Rechercher dans ce blog

03 décembre 2007

La mosaïque libanaise, ou l’impossible découpage

Carte tirée du site de la documentation française (lien ici)
(pour agrandir, cliquer sur l’image)

Un dessin vaut souvent mieux qu’un long discours ... et cette carte des confessions au Liban en est une belle illustration !

Comme vous le savez certainement, la population libanaise est constituée d’une véritable mosaïque de religions. Le Ministère de l’Intérieur y a dénombré 16 confessions différentes, et on peut trouver sur l’article de Wikipedia consacré à ce pays un état des inscrits sur les listes électorales pour l'année des 2000 : c’est que, au Liban - République confessionnelle dont le Président, le Premier Ministre et les Députés sont répartis selon des quotas communautaires -, les électeurs sont définis d’abord par catégorie religieuse. Là-dessus, les chiffres que vous lirez laissent songeurs : où sont passés les près de 6000 Juifs inscrits, alors que cette communauté n’a quasiment pas survécu aux multiples conflits israélo-arabes - et à une guerre civile de quinze ans ? Le pourcentage donné pour les Chiites est quasiment le même que pour les Sunnites (environ 25 %), alors que la première population est en forte expansion démographique - ou alors ces chiffres sont le reflet de la grande jeunesse des premiers, les moins de 18 ans ne votant pas ; de la même manière, les Chrétiens (dont une bonne partie de la jeunesse a émigré) représenteraient ainsi un pourcentage électoral relativement plus important que leur population.

Il n’y a pas eu de recensement au Liban depuis 1932, et à l’époque les Chrétiens représentaient 55 % de la population : ainsi s’explique leur prééminence dans les institutions nationales, avant et après l’indépendance (1943). Les accords de Taëf, signés en Arabie Saoudite en 1989, ont abouti à une redéfinition de la répartition des pouvoirs, au détriment des Chrétiens qui avaient - pour parler vite - été les perdants de la guerre civile, sanctionnée elle-même par l’occupation du pays par les Syriens. Aujourd’hui, et après bien des retournements, la communauté sunnite (ex-alliée de Damas et des Palestiniens), craint les Chiites soutenus à la fois par la Syrie et l’Iran, Chiites qui réclament à leur tour un « redécoupage du gâteau » tenant compte de leur nouveau poids démographique (probablement 40 % de la population totale) ... Mais même les chiffres sont sujets à polémiques (voir l’article particulier de Wikipedia consacré à la démographie du Liban), car encore une fois on ne dispose pas de recensement précis ; et, aux Libanais, s’ajoutent les 400.000 Palestiniens (en majorité nés dans le pays et dont les parents ou grands-parents ont fui Israël en 1948), plus des centaines de milliers de « travailleurs », en majorité introduits par la Syrie lorsqu’elle contrôlait le pays !

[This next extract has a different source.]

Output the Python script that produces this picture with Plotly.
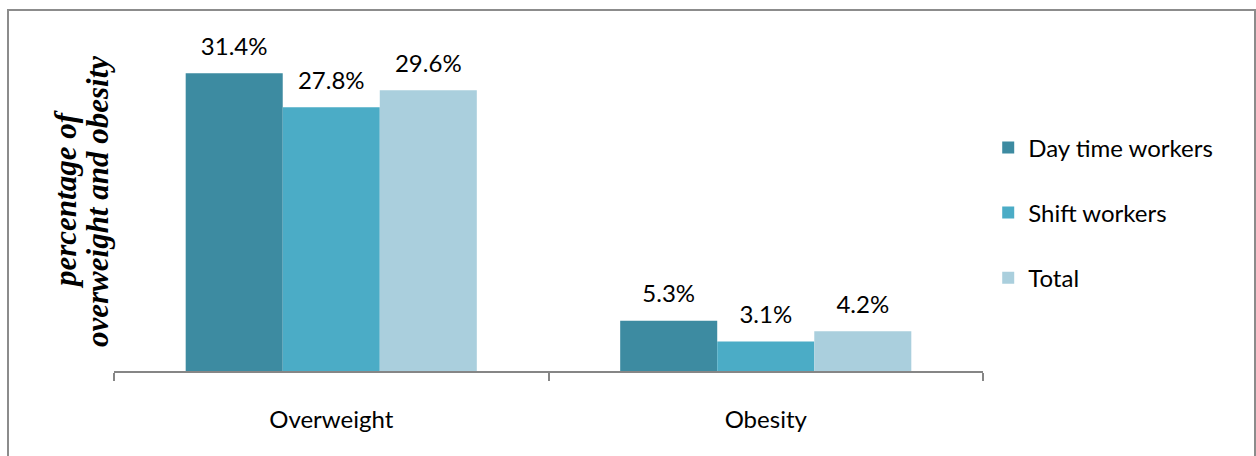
import plotly.graph_objects as go

# Chart data
categories = ["Overweight", "Obesity"]
series_names = ["Day time workers", "Shift workers", "Total"]
day_time = [31.4, 5.3]
shift = [27.8, 3.1]
total = [29.6, 4.2]
series_values = [day_time, shift, total]
colors = ["#3D8BA1", "#4BACC6", "#AACFDD"]

W, H = 1256, 456
M_L, M_R, M_T, M_B = 114, 273, 39, 85
plot_w = W - M_L - M_R
plot_h = H - M_T - M_B
GAP = 0.33
FONT = "Lato"
FS = 24

fig = go.Figure()

for i, (name, vals) in enumerate(zip(series_names, series_values)):
    fig.add_trace(go.Bar(
        x=categories, y=vals, name=name,
        marker=dict(color=colors[i], line=dict(width=0)),
        legendgroup=name, hoverinfo="skip",
    ))

# value labels above each bar, grouped the same way as the bars
for i, (name, vals) in enumerate(zip(series_names, series_values)):
    fig.add_trace(go.Scatter(
        x=categories, y=vals, mode="markers+text",
        text=[f"{v:.1f}%" for v in vals], textposition="top center",
        textfont=dict(family=FONT, size=FS, color="#000000"),
        marker=dict(size=18, opacity=0),
        showlegend=False, hoverinfo="skip", cliponaxis=False,
    ))

def px_x(px):
    return (px - M_L) / plot_w

def px_y(py):
    return (H - M_B - py) / plot_h

# outer chart border
fig.add_shape(type="rect", xref="paper", yref="paper",
              x0=px_x(8), x1=px_x(1255), y0=px_y(470), y1=px_y(10),
              line=dict(color="#8C8C8C", width=2), fillcolor="rgba(0,0,0,0)",
              layer="below")

# two-line rotated axis title
title_font = dict(family="Liberation Serif", size=31, color="#000000")
fig.add_annotation(text="<b><i>percentage of</i></b>", xref="paper", yref="paper",
                   x=px_x(65), y=px_y(200), textangle=-90, showarrow=False,
                   xanchor="center", yanchor="middle", font=title_font)
fig.add_annotation(text="<b><i>overweight and obesity</i></b>", xref="paper", yref="paper",
                   x=px_x(97), y=px_y(202), textangle=-90, showarrow=False,
                   xanchor="center", yanchor="middle", font=title_font)

fig.update_layout(
    width=W, height=H,
    margin=dict(l=M_L, r=M_R, t=M_T, b=M_B),
    paper_bgcolor="white", plot_bgcolor="white",
    barmode="group", bargap=GAP,
    scattermode="group", scattergap=GAP,
    font=dict(family=FONT, size=FS, color="#000000"),
    legend=dict(x=1.006, y=0.74, xanchor="left", yanchor="top",
                font=dict(family=FONT, size=FS, color="#000000"),
                tracegroupgap=31, bgcolor="rgba(0,0,0,0)"),
    xaxis=dict(showline=True, linecolor="#868686", linewidth=2,
               ticks="outside", tickson="boundaries", ticklen=8,
               tickcolor="#868686", tickwidth=2, showgrid=False,
               ticklabelstandoff=26,
               tickfont=dict(family=FONT, size=FS, color="#000000")),
    yaxis=dict(visible=False, range=[0, 35]),
    showlegend=True,
)

fig.write_html("out.html")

Après des décennies de conflits, ouverts ou larvés ; après les 150.000 morts de la guerre civile ; après avoir constaté que (surtout pendant la dernière guerre déclanchée par le Hezbollah contre Israël), certaines communautés ne se faisaient pas du tout la même idée que d’autres de l’avenir du pays - grosso-modo : les Chrétiens et les Sunnites visent un avenir paisible sous la protection de l’Occident ; les Chiites dominés par le Hezbollah souhaitent que le Liban reste un pays du « front » contre l'état juif - certains Libanais ont rêvé de transformer leur République en état fédéral ou confédéral. Cette carte, en peau de léopard, indique que ce serait bien difficile tant les populations sont imbriquées : ou alors il faudrait procéder à des déplacements massifs de population, à la manière de ce qu’a connu l’ex-Yougoslavie au sortir de sa propre guerre civile. Par ailleurs, il faut également prendre en compte la ville de Beyrouth et sa banlieue, où vivent la majorité des Libanais (environ 2,5 millions sur 4), poumon économique où sont représentés la quasi-totalité des confessions.